The following matters were identified as being subject to the correctness standard:

- constitutional questions regarding the division of powers between Parliament and the provinces
- determinations of true questions of jurisdiction or vires
- the question at issue is one of general law "that is both of central importance to the legal system as a whole and outside the adjudicator’s specialized area of expertise"
- questions regarding the jurisdictional lines between two or more competing specialized tribunals

===Application to facts===
When the new analytical framework was applied to the facts of Dunsmuir, the Court determined that the reasonableness standard was the correct approach on which to judge the administrative decision in question. In that regard, the Court ruled that the decision failed to meet that standard and was therefore unreasonable.

==Impact==
The ruling has consolidated the law relating to standards of judicial review in Canada and has effectively required a full standard of review analysis to be performed in all current disputes arising from administrative decisions. Dunsmuir does not stand for the proposition that the "adequacy" of reasons is a stand‑alone basis for quashing a decision or as advocating that a reviewing court undertake two discrete analyses: one for the reasons and a separate one for the result. It is a more organic exercise; the reasons must be read together with the outcome and serve the purpose of showing whether the result falls within a range of possible outcomes.

The Dunsmuir principles were subsequently clarified in Canada (Minister of Citizenship and Immigration) v Khosa, in which Binnie J commented:

Dunsmuir teaches that judicial review should be less concerned with the formulation of different standards of review and more focussed on substance, particularly on the nature of the issue that was before the administrative tribunal under review.
— 100%, cquote

However, Dunsmuir will not overrule specific requirements that are given in a statutory framework; therefore, the duty of procedural fairness will continue to apply in such cases.

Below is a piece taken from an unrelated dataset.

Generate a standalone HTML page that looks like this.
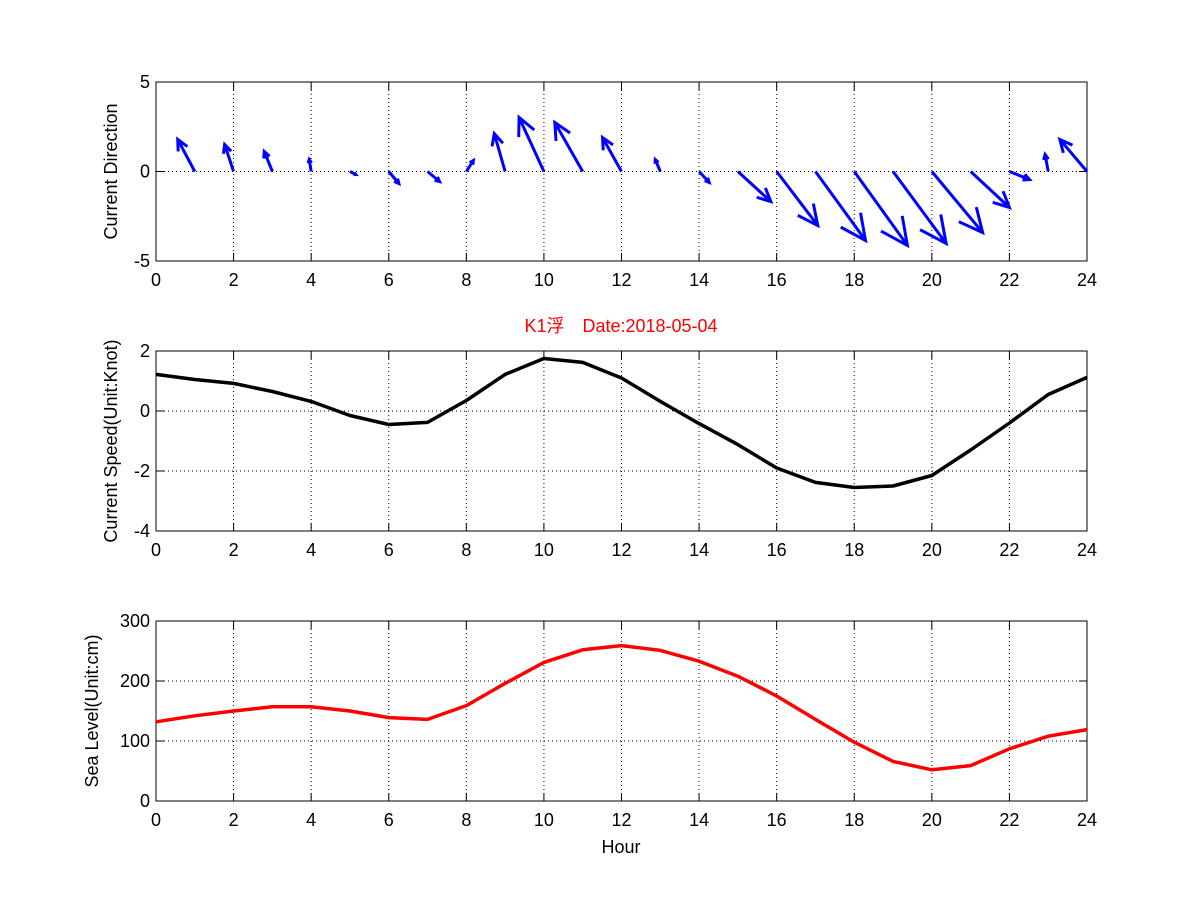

The presumption of reasonableness in administrative review suggested by Binnie J in Dunsmuir did not find majority support at the time but has since been accepted by the Supreme Court in other cases. That presumption of reasonableness has since led to a more deferent view being taken by courts in Canada in reviewing administrative decisions.

In addition, the ruling has effectively ensured that most forms of public employment are best viewed through the lens of private employment law principles, irrespective of whether the affected person may be categorized as a public office holder. Therefore, appeals on grounds of procedural fairness will be available only to a few categories of public employment, and reinstatement procedures will occur even less frequently.

In June 2018, the Supreme Court found that the Canadian Human Rights Tribunal's determination that the Indian Act did not violate the Canadian Human Rights Act was reasonable. Three concurring justices argued that the context instead required review for correctness.